Can someone please give me a real world example of hedging please?

maybe so (I have no idea) but definitely wasn't talking options in THAT post. was a classic 'not really hedging' question
 
You guys have all been so helpful, Many thanks

gedward3,

Those link you gave me made me completely understand hedging but something I forgot to mention was that from everywhere I look across the net, I cannot find information on the hedge premium. Or how to work out, I know every instrument is different, but how do you work it out on the emini s&p 500?

gammajammer,

Many thanks for that very detailed info on hedging, lot's of great info right there. I am starting to think hedging isn't that difficult after all. Of course I have still a lot to learn about it.
 
As I understand it (and please, someone, correct me if I’m wrong)

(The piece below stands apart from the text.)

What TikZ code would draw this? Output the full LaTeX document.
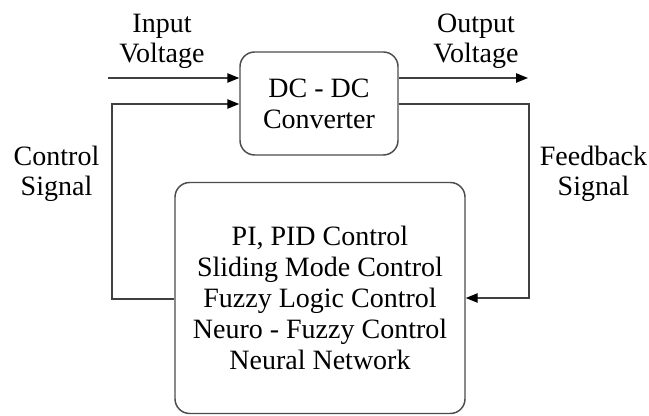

Another simple example of real world hedging…

You run a British auto parts company, company A, who manufactures components in the UK but buys sub-components from Germany and the USA, companies B and C. A large car manufacturer, company D, orders a batch of components from you. In writing the invoice you will have to factor in all costs in order to come out with a profit for the job. Most of their costs will be fixed (overheads, labour, cost of materials and parts) but parts bought from companies B and C are paid for in Euros and Dollars so may vary (in Pound terms) due to exchange rate changes between now and the time you pay for the components. It may change for the better in that your currency gets stronger and you can then make more profit from the original deal but it could get worse. Your job is to make profit from manufacture of goods and not betting on foreign exchange rate movements (leave that to the banks and the traders). In order to negate the risk of the FX market moving against you, you hedge your orders by exchanging money for the sub-component contracts into their currencies early. This way you can predetermine the profit you will make on the deal and not have to worry if the markets will remain stable. There are other factors involved but this is a simple example.

As I said that’s my understanding of it.

Cheers
Fin
 
I think commercial entities usually hedge currency risk in futures markets or money markets depending on which gives the best rate i.e. discount factor<net interest paid or vice versa
 
Many thanks for the reply findlay234, what you describe is hedging and thanks for the explanation. Everyone's examples I am finding very useful as I get my head around this very useful thing.

sopodo - it might help if you tell us what you mean by 'the hedge premium'

Thanks for the reply,

I read somewhere that when you want to hedge your portfolio whether you only have one product or more you can take out a hedge position over your total portfolio. This comes at a price, which is known as the hedge premium, their is also interest charged on a hedge like the interest for margin. But a day trader like myself who closes their positions at the end of the trading day and does not hold them overnight does not pay any interest on margin. Interest is only charged for long term futures traders. Anyway let's get back to the hedge premium. I read many trading sites that talk of this hedge premium but they never make mention of the premium price, they say it depends on the instrument and their is some kind of calculation you do to find the price. Is this correct?
 
Dear Sopodo

If you want to learn about hedging, you need a doctor degree in math. It is all about calulation. Without that, 99% of chances u will lose. Like the gov said. 90% of the people lose trading in the futures market. Those that wins develop their own system based on math

90% percent of people lose in any market. If you want to win then you must be in the top 10% of any market.......
 
Many thanks for the reply findlay234, what you describe is hedging and thanks for the explanation. Everyone's examples I am finding very useful as I get my head around this very useful thing.



Thanks for the reply,

I read somewhere that when you want to hedge your portfolio whether you only have one product or more you can take out a hedge position over your total portfolio. This comes at a price, which is known as the hedge premium, their is also interest charged on a hedge like the interest for margin. But a day trader like myself who closes their positions at the end of the trading day and does not hold them overnight does not pay any interest on margin. Interest is only charged for long term futures traders. Anyway let's get back to the hedge premium. I read many trading sites that talk of this hedge premium but they never make mention of the premium price, they say it depends on the instrument and their is some kind of calculation you do to find the price. Is this correct?

Find us an example of one of these websites talking about this stuff and lets go from there. It all sounds either terribly vague, or nonsensical (or maybe both) so little point in constructing an answer till I / others here can see exactly where you got this idea from.
 
Find us an example of one of these websites talking about this stuff and lets go from there. It all sounds either terribly vague, or nonsensical (or maybe both) so little point in constructing an answer till I / others here can see exactly where you got this idea from.

Many thanks for your reply and for offering to look into this in more detail. But these last few days I have been reading tons on hedging and think I may of got a little confused on this hedge premium idea and probably got confused with there be a hedging interest. Still please confirm if this is correct. As well I went over the 3 links that were posted on page 3 by gedward3 and they do some talking of this hedge premium on the link talking about hedging in oil. I think what I have done is when they talk about there being a premium I thought it's like an extra fee you pay. But I now believe and please confirm that when they talk of this hedge premium this is just the option premium to take out a put or call hedge position. Is that correct?

But then how is it you hedge your entire portfolio. I read some site about you can take out one hedge position that can cover the entire portfolio. is that even possible on say a portfolio with 100 stocks?